I'm typing this while lying on my bed, snuggled under the sheets because the night is chilly and my feet are cold. I'm listening to k's choice-For all this. It's a wonderful song for tonight.
Recently my days have been filled with helping my aunt move house, meeting and catching up with friends, family time and stuff... I've been trying to think about what I did but nothing really comes to mind, i've the week packed with stuff but it's not how I want to spend it. I feel tired. Which is strange since I'm free and exam free but I feel tired. My nights are spend trying to tire myself to sleep and even if I wake up late morning I don't feel well rested. I miss breakfast most of the time and by the time I'm out it's time for lunch, I think I miss waking up early in the morning and have a hearty breakfast and feel that I've a day of stuff to accomplish. I'm busy but not how I want to be busy. My left eyelid has been twitching and according to the Internet, i could be stressed or not well rested.... Well that's the most possible case.... I feel empty you know? Like I need something else. It's different from needing a break while cramming school work cos you know what you want. But now I don't.
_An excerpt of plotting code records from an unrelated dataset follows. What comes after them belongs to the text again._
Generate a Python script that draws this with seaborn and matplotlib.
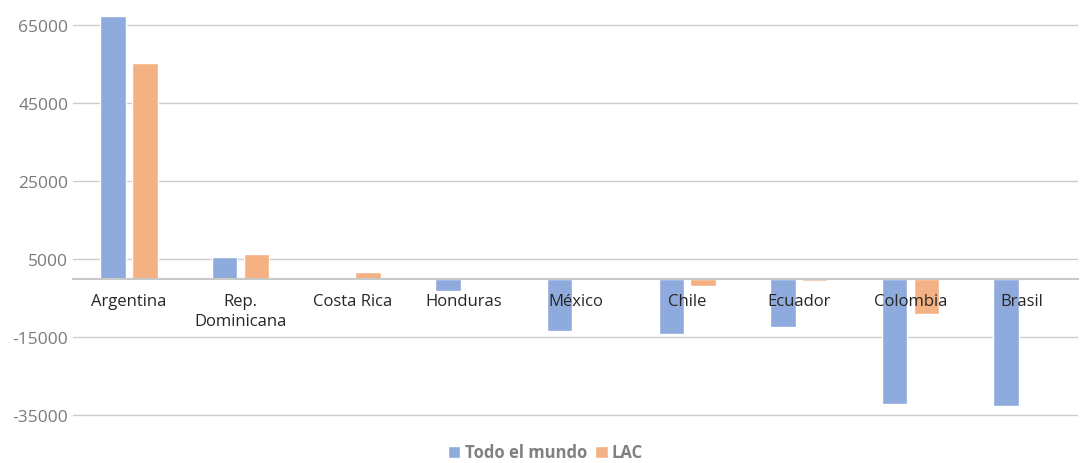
import pandas as pd
import matplotlib.pyplot as plt
import seaborn as sns

paises = ['Argentina', 'Rep.\nDominicana', 'Costa Rica', 'Honduras', 'México',
          'Chile', 'Ecuador', 'Colombia', 'Brasil']
todo_mundo = [67300, 5500, 200, -3100, -13400, -14200, -12400, -32100, -32600]
lac = [55300, 6300, 1600, 300, 0, -2000, -700, -9000, -200]
series = ['Todo el mundo', 'LAC']
y_ticks = [-35000, -15000, 5000, 25000, 45000, 65000]

df = pd.DataFrame({
    'pais': paises * 2,
    'valor': todo_mundo + lac,
    'serie': [series[0]] * len(paises) + [series[1]] * len(paises),
})

sns.set_style('white')
plt.rcParams['font.family'] = ['Open Sans', 'DejaVu Sans']

fig = plt.figure(figsize=(10.91, 4.64), dpi=100)
ax = fig.add_axes([0.067, 0.099, 0.921, 0.901])

sns.barplot(data=df, x='pais', y='valor', hue='serie', order=paises,
            hue_order=series, palette=['#8FAADC', '#F4B183'],
            width=0.57, gap=0.2, saturation=1, ax=ax, legend=True)

ax.set_ylim(-35500, 71700)
ax.set_xlim(-0.5, len(paises) - 0.5)
ax.set_yticks(y_ticks)
ax.set_yticklabels([str(v) for v in y_ticks], fontsize=12.5, color='#7a7a7a')
ax.yaxis.grid(True, color='#cccccc', lw=1)
ax.set_axisbelow(True)
ax.xaxis.set_zorder(3)
for s in ['top', 'right', 'left']:
    ax.spines[s].set_visible(False)
ax.spines['bottom'].set_position(('data', 0))
ax.spines['bottom'].set_color('#c8c8c8')
ax.spines['bottom'].set_linewidth(1.5)
ax.tick_params(axis='both', length=0)
ax.tick_params(axis='x', pad=10)
for lbl in ax.get_xticklabels():
    lbl.set_fontsize(12)
    lbl.set_color('#262626')
    lbl.set_linespacing(1.35)
ax.set_xlabel('')
ax.set_ylabel('')

leg = ax.legend(loc='lower center', bbox_to_anchor=(0.47, -0.142), ncol=2,
                frameon=False, handlelength=0.75, handleheight=0.75,
                handletextpad=0.25, columnspacing=0.5,
                prop={'weight': 'bold', 'size': 12})
for t in leg.get_texts():
    t.set_color('#808080')

fig.savefig('out.png', dpi=100)
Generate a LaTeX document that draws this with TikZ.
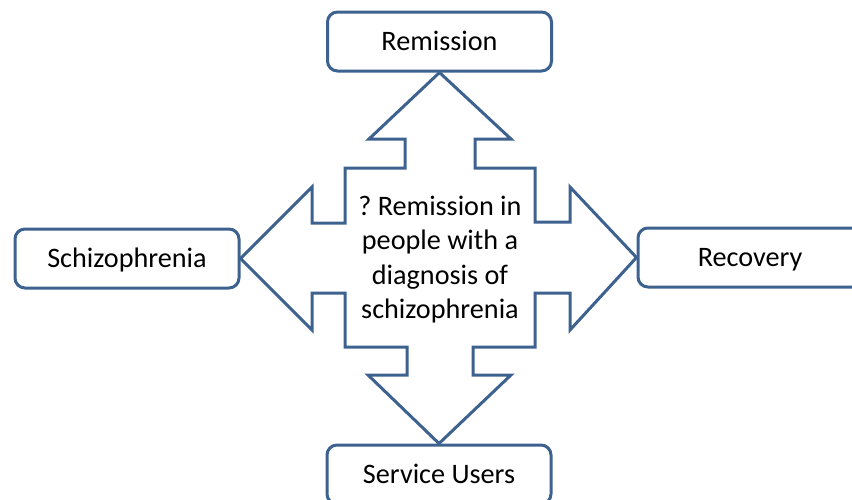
\documentclass[tikz,border=0pt]{standalone}
\usepackage{fontspec}
\setmainfont{Carlito}
\frenchspacing
\definecolor{edgeblue}{HTML}{3D6290}
\begin{document}
\begin{tikzpicture}[x=1pt,y=-1pt,
  box/.style={draw=edgeblue, line width=3pt, rounded corners=10pt, fill=white,
    minimum width=224pt, minimum height=59pt, inner sep=0pt, align=center,
    text height=18pt, text depth=0pt,
    font=\fontsize{28.2}{34.5}\selectfont},
  quad/.style={draw=edgeblue, line width=3pt, fill=white, line join=miter}]
\useasboundingbox (0,0) rectangle (852,499);

% outer boxes
\node[box] (rem) at (439.5,41.5) {Remission};
\node[box] (sch) at (127,258.5) {Schizophrenia};
\node[box] (rec) at (750,257.5) {Recovery};
\node[box] (svc) at (439,474.5) {Service Users};

% four-way arrow from the centre to each box
\draw[quad] (rem.south)
  -- (511,139) -- (475,139) -- (475,168) -- (535,168) -- (535,222)
  -- (570,222) -- (570,187) -- (rec.west)
  -- (570,330) -- (570,293) -- (535,293) -- (535,347)
  -- (473,347) -- (473,375) -- (511,375) -- (svc.north)
  -- (368,375) -- (407,375) -- (407,347) -- (345,347)
  -- (345,293) -- (312,293) -- (312,330) -- (sch.east)
  -- (312,187) -- (312,223) -- (345,223) -- (345,168)
  -- (405,168) -- (405,139) -- (369,139) -- cycle;

% centre label
\node[align=center, inner sep=0pt, font=\fontsize{28.2}{34.5}\selectfont]
  (mid) at (440,259.5) {? Remission in\\people with a\\diagnosis of\\schizophrenia};
\end{tikzpicture}
\end{document}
What I want could range from having alone time with myself,a good book and hot chocolate to a new purpose like helping out at an elderly home. I'm stuck in a state where I feel lost again. Up till now it seems like I've always been asking myself what do you want Jocelyn, what do you need. But I don't know. I can't always seem to find the right answers. You could watch movies and look at what others need, love, success, admiration, an ego boost, anything. But I don't know if that's what I need. I can no longer numb myself with a distraction or my hobbies because I feel distracted and out of my body. How do you explain being here but not here? My eyes hurt and my skin is aching to crawl out of my stagnant state but I don't want to move. I feel like tying a black cloth over my eyes and just move on. Let where ever I go to be the next part of my life, roll a dice and let chances determine my next step, but no rational person can take the risk. I don't know... I wonder what I actually know.it's like you know stuff that don't matter and you never know stuff that matter.